Imagine we’re trying to drive an Idle-To-Run animation such that the feet never slide on the ground. Steps:

  • When the character collision capsule moves out of rest position, start keeping a counter that accumulates the change in position between frames. This is your Distance Traveled value. This accumulated counter value will also be your driver value–that third float we spoke of earlier.
  • Now plug your float driver into your Curve. The Curve’s axes are thus: X represents distance traveled, Y represents playback position of animation. When you plug in your float driver (Distance Traveled) into the Curve, it will spit out the proper playback position of your animation.
  • You can use this playback position to drive your animation explicitly. Just in case you’re not sure how, you can convert an Anim Node in your Anim Graph to be driven by a float like so: Right click on the Anim Node, click “Convert To Single Frame Animation”. This should give the Anim Node a float pin you can plug into.

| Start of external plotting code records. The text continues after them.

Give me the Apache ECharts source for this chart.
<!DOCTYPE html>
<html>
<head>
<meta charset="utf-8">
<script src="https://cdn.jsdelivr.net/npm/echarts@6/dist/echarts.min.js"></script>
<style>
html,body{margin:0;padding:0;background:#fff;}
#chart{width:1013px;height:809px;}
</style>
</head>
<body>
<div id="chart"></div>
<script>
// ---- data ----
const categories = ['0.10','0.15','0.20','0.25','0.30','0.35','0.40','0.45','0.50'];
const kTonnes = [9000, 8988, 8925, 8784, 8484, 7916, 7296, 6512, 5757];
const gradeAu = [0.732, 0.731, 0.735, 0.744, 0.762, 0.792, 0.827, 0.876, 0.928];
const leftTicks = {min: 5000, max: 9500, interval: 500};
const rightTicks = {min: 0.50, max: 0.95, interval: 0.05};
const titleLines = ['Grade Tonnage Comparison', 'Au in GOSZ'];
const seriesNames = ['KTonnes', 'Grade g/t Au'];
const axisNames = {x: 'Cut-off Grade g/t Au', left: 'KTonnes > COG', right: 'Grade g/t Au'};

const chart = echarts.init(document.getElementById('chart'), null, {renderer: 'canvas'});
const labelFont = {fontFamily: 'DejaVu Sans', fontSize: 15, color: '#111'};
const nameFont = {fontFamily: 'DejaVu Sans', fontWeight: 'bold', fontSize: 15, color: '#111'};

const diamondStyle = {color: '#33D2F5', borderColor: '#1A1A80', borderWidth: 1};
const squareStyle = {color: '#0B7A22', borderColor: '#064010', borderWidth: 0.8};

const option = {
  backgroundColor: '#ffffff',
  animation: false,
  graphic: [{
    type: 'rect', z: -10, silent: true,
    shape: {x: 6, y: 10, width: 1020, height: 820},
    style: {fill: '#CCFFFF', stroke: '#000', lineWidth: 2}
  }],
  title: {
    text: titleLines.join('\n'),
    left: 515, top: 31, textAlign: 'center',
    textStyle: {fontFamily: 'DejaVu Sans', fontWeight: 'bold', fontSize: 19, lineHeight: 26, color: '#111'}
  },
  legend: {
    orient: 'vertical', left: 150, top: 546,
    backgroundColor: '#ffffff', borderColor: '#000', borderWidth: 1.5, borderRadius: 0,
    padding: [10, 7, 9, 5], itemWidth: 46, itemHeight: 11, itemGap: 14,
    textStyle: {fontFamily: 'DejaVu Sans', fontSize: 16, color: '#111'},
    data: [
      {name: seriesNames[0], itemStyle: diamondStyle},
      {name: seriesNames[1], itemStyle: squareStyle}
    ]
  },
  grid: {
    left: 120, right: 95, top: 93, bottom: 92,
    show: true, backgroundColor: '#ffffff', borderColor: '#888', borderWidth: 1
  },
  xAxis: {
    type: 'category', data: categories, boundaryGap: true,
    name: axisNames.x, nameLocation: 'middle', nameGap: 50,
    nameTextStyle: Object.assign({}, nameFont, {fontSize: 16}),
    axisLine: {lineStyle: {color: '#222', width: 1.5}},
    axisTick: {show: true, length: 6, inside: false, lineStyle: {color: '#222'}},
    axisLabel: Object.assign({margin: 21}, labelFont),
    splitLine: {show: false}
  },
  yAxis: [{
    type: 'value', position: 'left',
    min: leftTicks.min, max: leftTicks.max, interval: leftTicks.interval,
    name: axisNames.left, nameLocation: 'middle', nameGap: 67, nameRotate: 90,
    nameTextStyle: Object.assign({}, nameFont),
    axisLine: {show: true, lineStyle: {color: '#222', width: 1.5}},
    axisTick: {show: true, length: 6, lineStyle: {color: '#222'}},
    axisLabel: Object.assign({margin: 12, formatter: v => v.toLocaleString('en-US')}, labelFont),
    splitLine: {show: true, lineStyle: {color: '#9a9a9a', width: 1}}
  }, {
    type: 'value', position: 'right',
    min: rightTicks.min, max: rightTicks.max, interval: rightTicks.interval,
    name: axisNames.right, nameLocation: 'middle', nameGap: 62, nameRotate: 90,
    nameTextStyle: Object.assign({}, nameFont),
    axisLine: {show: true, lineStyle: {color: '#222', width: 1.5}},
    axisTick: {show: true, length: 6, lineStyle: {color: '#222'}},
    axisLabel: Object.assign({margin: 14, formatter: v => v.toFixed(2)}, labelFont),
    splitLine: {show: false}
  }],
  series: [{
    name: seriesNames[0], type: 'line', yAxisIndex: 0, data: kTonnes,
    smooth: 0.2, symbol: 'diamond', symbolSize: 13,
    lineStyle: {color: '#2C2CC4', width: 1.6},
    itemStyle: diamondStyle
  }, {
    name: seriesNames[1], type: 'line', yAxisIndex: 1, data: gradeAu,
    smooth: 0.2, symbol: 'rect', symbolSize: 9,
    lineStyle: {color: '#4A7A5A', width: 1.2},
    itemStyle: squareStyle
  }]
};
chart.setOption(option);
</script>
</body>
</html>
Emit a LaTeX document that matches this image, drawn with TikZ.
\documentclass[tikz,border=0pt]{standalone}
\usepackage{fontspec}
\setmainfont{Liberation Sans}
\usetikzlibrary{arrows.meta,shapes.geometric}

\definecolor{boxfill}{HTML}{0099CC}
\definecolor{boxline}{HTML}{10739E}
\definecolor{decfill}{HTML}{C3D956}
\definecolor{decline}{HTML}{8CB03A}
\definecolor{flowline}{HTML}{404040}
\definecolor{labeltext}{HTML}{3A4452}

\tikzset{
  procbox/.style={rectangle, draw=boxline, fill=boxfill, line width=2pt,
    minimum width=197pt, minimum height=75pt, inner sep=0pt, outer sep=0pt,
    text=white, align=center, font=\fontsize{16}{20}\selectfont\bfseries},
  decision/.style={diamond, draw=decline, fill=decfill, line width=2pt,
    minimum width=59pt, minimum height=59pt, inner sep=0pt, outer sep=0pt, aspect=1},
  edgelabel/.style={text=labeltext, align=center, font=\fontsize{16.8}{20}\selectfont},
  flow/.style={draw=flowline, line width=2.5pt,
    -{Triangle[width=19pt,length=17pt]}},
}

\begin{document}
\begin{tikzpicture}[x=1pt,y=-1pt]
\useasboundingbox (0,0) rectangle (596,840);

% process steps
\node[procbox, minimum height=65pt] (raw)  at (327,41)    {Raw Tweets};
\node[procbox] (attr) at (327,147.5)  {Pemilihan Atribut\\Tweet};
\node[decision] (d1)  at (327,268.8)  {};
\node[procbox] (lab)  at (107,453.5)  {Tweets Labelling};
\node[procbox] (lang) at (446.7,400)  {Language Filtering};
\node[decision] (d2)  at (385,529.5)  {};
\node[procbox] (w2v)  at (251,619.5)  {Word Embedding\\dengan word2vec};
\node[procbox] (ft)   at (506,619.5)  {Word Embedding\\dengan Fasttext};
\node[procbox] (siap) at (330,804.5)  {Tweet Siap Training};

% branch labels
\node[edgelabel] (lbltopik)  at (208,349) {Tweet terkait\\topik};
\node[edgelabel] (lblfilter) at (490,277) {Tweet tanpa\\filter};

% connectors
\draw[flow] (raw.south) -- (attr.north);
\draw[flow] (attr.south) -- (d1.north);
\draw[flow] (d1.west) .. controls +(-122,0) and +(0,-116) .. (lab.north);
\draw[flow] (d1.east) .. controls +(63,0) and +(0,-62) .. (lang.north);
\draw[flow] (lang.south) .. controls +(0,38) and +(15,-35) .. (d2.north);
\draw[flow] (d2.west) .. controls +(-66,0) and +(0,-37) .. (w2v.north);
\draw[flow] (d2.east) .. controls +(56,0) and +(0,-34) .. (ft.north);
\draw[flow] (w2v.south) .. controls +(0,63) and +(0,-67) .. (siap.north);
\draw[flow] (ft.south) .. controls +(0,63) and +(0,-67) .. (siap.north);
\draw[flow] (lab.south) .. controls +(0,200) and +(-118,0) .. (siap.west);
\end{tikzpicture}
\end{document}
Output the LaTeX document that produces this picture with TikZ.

Back to the original question: if you wanted the curve to match the animation, there SHOULD be a way to read an animation’s current playback position (which would be used to drive your curve)… but if my memory serves me correctly, I ended up getting stumped by that too… Not sure if this helps, but I remember there’s a way to drive state-machine transitions with a node that tracked the current animation’s playback percentage–might be a dead end though…

  1. It’s ridiculous that we can’t get the actual curve without weighting!!

I agree… I tried by hook, I tried by crook… Nothing. But that was a few months ago, maybe there’s a workaround now??? (Wouldn’t bet on that…)

If the curve is outside the animation then how would one drive the curve so it matches the animation? And it seems pretty ridiculous to me that we can’t get the actual curve without weighting.